In this chapter, we have seen how to put large-scale graph analytics in practice using Spark GraphX. Modeling entity relationships as graphs with vertices and edges is a powerful paradigm to assess many interesting problems.
In GraphX, graphs are finite, directed property graphs, potentially with multiple edges and loops. GraphX does graph analytics on highly optimized versions of vertex and edge RDDs, which allows you to leverage both data and graph-parallel applications. We have seen how such graphs can be read by either loading them from edgeListFile or constructing them individually from other RDDs. On top of that, we have seen how easy it is to create both random and deterministic graph data for quick experiments. Using just the rich built-in functionality of the Graph model, we have shown how to investigate a graph for core properties. To visualize more complex graphs, we introduced Gephi and an interface to it, which allows one to gain intuition about the graph structure at hand.

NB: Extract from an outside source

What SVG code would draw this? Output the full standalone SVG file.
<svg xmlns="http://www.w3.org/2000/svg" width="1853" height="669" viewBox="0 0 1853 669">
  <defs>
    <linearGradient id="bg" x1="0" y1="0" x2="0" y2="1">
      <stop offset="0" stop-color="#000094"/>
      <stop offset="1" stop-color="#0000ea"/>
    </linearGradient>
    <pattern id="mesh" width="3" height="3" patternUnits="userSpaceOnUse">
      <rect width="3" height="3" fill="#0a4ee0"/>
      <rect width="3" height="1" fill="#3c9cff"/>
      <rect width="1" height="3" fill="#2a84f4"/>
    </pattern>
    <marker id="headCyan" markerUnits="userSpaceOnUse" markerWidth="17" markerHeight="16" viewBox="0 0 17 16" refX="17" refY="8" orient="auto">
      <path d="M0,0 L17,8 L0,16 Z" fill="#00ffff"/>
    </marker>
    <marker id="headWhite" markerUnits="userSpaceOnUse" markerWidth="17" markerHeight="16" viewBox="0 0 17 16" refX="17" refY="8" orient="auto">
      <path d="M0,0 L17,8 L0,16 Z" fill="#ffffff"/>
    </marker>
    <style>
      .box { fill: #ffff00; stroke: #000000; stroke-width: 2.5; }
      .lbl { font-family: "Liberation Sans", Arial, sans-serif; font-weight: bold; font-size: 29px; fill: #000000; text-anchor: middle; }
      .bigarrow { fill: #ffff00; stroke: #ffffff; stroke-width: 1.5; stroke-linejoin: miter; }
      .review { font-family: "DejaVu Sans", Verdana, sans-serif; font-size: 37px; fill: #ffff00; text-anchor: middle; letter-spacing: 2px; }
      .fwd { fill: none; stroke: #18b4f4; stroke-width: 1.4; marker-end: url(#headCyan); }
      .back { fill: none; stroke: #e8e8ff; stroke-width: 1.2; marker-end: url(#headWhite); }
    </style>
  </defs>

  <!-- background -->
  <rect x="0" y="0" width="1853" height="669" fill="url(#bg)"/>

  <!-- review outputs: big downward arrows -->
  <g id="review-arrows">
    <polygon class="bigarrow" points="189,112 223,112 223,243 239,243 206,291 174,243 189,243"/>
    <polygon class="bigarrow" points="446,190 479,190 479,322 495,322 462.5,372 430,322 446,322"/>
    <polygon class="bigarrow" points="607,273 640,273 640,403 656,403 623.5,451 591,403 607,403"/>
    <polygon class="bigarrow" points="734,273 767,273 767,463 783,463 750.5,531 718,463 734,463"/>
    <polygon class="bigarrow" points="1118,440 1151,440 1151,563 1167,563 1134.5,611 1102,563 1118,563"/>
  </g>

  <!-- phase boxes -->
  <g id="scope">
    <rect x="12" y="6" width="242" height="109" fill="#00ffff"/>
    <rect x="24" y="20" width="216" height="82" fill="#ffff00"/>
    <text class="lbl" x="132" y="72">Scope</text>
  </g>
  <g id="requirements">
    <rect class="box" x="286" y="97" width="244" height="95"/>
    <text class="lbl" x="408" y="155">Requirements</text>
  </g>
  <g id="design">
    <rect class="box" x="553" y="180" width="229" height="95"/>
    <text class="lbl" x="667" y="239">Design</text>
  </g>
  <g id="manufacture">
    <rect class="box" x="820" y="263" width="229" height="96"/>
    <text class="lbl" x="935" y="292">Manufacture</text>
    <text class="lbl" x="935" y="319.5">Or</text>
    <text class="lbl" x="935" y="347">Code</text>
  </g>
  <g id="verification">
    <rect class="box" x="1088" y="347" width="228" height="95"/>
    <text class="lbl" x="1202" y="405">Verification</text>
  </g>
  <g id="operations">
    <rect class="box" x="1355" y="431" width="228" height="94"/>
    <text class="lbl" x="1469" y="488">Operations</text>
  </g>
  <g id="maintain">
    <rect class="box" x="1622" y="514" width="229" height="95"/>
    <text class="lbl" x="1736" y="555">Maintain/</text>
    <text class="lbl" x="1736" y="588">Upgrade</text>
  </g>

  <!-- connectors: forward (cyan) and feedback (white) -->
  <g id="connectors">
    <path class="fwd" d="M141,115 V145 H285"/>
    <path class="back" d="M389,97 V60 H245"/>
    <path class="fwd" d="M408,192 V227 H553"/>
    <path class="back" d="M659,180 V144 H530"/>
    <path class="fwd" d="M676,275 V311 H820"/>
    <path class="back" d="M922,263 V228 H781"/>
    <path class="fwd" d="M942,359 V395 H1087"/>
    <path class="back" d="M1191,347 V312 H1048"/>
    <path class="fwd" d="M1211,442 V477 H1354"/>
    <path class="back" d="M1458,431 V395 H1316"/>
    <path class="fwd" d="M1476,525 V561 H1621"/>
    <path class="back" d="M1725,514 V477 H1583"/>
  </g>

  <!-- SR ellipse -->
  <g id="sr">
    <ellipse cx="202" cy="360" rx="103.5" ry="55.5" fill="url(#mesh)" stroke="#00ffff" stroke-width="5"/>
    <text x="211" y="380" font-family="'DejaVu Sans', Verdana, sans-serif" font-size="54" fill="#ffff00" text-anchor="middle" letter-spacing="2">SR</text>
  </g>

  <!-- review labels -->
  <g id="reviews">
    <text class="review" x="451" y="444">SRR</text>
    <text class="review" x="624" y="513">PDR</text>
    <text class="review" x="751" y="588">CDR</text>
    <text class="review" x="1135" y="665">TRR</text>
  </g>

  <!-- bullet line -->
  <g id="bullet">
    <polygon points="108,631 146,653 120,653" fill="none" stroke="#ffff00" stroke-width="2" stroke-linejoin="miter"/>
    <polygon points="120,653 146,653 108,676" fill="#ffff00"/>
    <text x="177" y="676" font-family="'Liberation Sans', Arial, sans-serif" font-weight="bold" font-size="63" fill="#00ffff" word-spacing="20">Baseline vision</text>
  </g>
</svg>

Among the many other possibilities that Spark GraphX has to offer, we introduced two powerful graph analytics tools, namely aggregateMessages and the Pregel API. Most of GraphX’s built-in algorithms are written using one of these options. We have seen how to write our own algorithms using each of these APIs. We also gave a brief overview of the GraphFrames package, which builds on top of DataFrames, comes equipped with an elegant query language that is not available in plain GraphX, and can come in handy for analytics purposes.

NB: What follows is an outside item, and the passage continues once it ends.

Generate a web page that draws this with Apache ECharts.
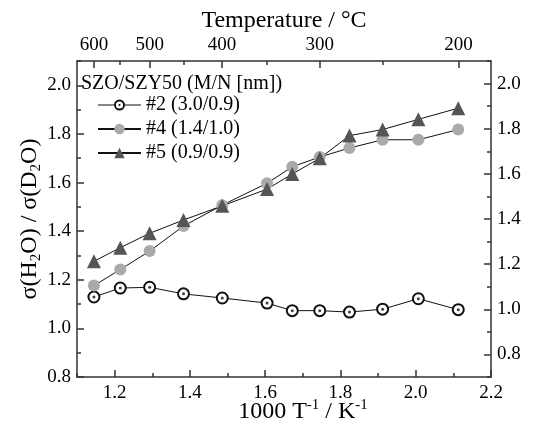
<!DOCTYPE html>
<html><head><meta charset="utf-8">
<script src="https://cdn.jsdelivr.net/npm/echarts@6/dist/echarts.min.js"></script>
<style>html,body{margin:0;padding:0;background:#fff}#c{width:552px;height:425px}</style>
</head><body><div id="c"></div>
<script>
// 1000/T (K^-1) for 600,550,500,450,400,350,325,300,275,250,225,200 °C
const invT = [1.145, 1.215, 1.293, 1.383, 1.486, 1.605, 1.672, 1.745, 1.824, 1.912, 2.007, 2.113];
const ratio2 = [1.129, 1.166, 1.169, 1.142, 1.125, 1.104, 1.073, 1.073, 1.067, 1.079, 1.122, 1.077];
const ratio4 = [1.176, 1.242, 1.318, 1.421, 1.507, 1.597, 1.665, 1.705, 1.742, 1.776, 1.776, 1.818];
const ratio5 = [1.276, 1.332, 1.391, 1.446, 1.504, 1.573, 1.635, 1.700, 1.793, 1.818, 1.860, 1.906];
const seriesNames = ['#2 (3.0/0.9)', '#4 (1.4/1.0)', '#5 (0.9/0.9)'];
const legendTitle = 'SZO/SZY50 (M/N [nm])';
const bottomMajor = [1.2, 1.4, 1.6, 1.8, 2.0, 2.2];
const bottomMinor = [1.1, 1.3, 1.5, 1.7, 1.9, 2.1];
const leftMajor = [0.8, 1.0, 1.2, 1.4, 1.6, 1.8, 2.0];
const leftMinor = [0.9, 1.1, 1.3, 1.5, 1.7, 1.9, 2.1];
const rightMajor = [0.8, 1.0, 1.2, 1.4, 1.6, 1.8, 2.0];
const rightMinor = [0.7, 0.9, 1.1, 1.3, 1.5, 1.7, 1.9, 2.1];
const topMajorC = [600, 500, 400, 300, 200];
const topMinorC = [550, 450, 350, 250];

const FONT = "'Liberation Serif','Times New Roman','DejaVu Serif',serif";
const AX = '#333';
const toInv = c => 1000 / (c + 273.15);
const pts = ys => invT.map((x, i) => [x, ys[i]]);

function axis(pos, min, max, ticks, len, labels, extra) {
  return Object.assign({
    type: 'value', position: pos, min: min, max: max,
    nameMoveOverlap: false,
    axisLine: { show: !!labels, onZero: false, lineStyle: { color: AX, width: 1.5 } },
    axisTick: { show: true, inside: true, length: len, customValues: ticks, lineStyle: { color: AX, width: 1.5 } },
    axisLabel: labels ? Object.assign({ show: true, fontFamily: FONT, fontSize: 19, color: '#000' }, labels) : { show: false },
    splitLine: { show: false },
    axisPointer: { show: false }
  }, extra || {});
}

const ringIcon = 'path://M0,6h16.3v1h-16.3z M26.7,6h16.3v1h-16.3z ' +
  'M16,6.5a5.5,5.5 0 1,1 11,0a5.5,5.5 0 1,1 -11,0z ' +
  'M17.9,6.5a3.6,3.6 0 1,0 7.2,0a3.6,3.6 0 1,0 -7.2,0z ' +
  'M20.4,6.5a1.1,1.1 0 1,1 2.2,0a1.1,1.1 0 1,1 -2.2,0z';

const chart = echarts.init(document.getElementById('c'), null, { renderer: 'canvas' });
chart.setOption({
  animation: false,
  backgroundColor: '#fff',
  grid: { left: 77, right: 61, top: 61, bottom: 48, containLabel: false, outerBoundsMode: 'none' },
  title: {
    text: legendTitle, left: 81, top: 73, padding: 0,
    textStyle: { fontFamily: FONT, fontSize: 20, fontWeight: 'normal', color: '#000', lineHeight: 22 }
  },
  legend: {
    orient: 'vertical', left: 97, top: 95, padding: 0,
    itemWidth: 43, itemHeight: 13, itemGap: 4, selectedMode: false,
    textStyle: { fontFamily: FONT, fontSize: 20, color: '#000' },
    data: [
      { name: seriesNames[0], icon: ringIcon, itemStyle: { color: '#111', borderWidth: 0, borderColor: 'transparent' } },
      seriesNames[1], seriesNames[2]
    ]
  },
  xAxis: [
    axis('bottom', 1.1, 2.2, bottomMajor, 7,
      { customValues: bottomMajor, formatter: v => v.toFixed(1), margin: 7 },
      { name: '1000 T{p|-1} / K{p|-1}', nameLocation: 'middle', nameGap: 21,
        nameTextStyle: { fontFamily: FONT, fontSize: 24, color: '#000', lineHeight: 28, padding: [0, 0, 0, 38],
          rich: { p: { fontFamily: FONT, fontSize: 15, lineHeight: 16, verticalAlign: 'top', color: '#000' } } } }),
    axis('bottom', 1.1, 2.2, bottomMinor, 4, null),
    axis('top', 1.1, 2.2, topMajorC.map(toInv), 7,
      { customValues: topMajorC.map(toInv), formatter: v => String(Math.round(1000 / v - 273.15)), margin: 6 },
      { name: 'Temperature / °C', nameLocation: 'middle', nameGap: 26,
        nameTextStyle: { fontFamily: FONT, fontSize: 24, color: '#000', lineHeight: 28 } }),
    axis('top', 1.1, 2.2, topMinorC.map(toInv), 4, null)
  ],
  yAxis: [
    axis('left', 0.8, 2.1, leftMajor, 7,
      { customValues: leftMajor, formatter: v => v.toFixed(1), margin: 6 },
      { name: 'σ(H{s|2}O) / σ(D{s|2}O)', nameLocation: 'middle', nameRotate: 90, nameGap: 33,
        nameTextStyle: { fontFamily: FONT, fontSize: 24, color: '#000', lineHeight: 28,
          rich: { s: { fontFamily: FONT, fontSize: 15, lineHeight: 14, verticalAlign: 'bottom', color: '#000' } } } }),
    axis('left', 0.8, 2.1, leftMinor, 4, null),
    axis('right', 0.7, 2.1, rightMajor, 7,
      { customValues: rightMajor, formatter: v => v.toFixed(1), margin: 6 }),
    axis('right', 0.7, 2.1, rightMinor, 4, null)
  ],
  series: [
    { name: seriesNames[0], type: 'line', xAxisIndex: 0, yAxisIndex: 0, data: pts(ratio2),
      symbol: 'circle', symbolSize: 11,
      itemStyle: { color: '#fff', borderColor: '#111', borderWidth: 2 },
      lineStyle: { color: '#111', width: 1 } },
    { name: seriesNames[1], type: 'line', xAxisIndex: 0, yAxisIndex: 0, data: pts(ratio4),
      symbol: 'circle', symbolSize: 12,
      itemStyle: { color: '#aaaaaa' },
      lineStyle: { color: '#111', width: 1 } },
    { name: seriesNames[2], type: 'line', xAxisIndex: 0, yAxisIndex: 0, data: pts(ratio5),
      symbol: 'triangle', symbolSize: 14,
      itemStyle: { color: '#555555' },
      lineStyle: { color: '#111', width: 1 } },
    { name: 'centre dots', type: 'scatter', xAxisIndex: 0, yAxisIndex: 0, data: pts(ratio2),
      symbol: 'circle', symbolSize: 3, silent: true, z: 5,
      itemStyle: { color: '#111' } }
  ]
});
</script></body></html>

In terms of practical applications, we have seen an interesting retweet graph, as well as a Hollywood movie actor graph in action. We carefully explained and applied Google’s PageRank algorithm, studied (strongly) connected components of graphs, and counted triangles thereof as a means of doing clustering. We finished by discussing the relationship between Spark MLlib and GraphX for advanced machine learning applications.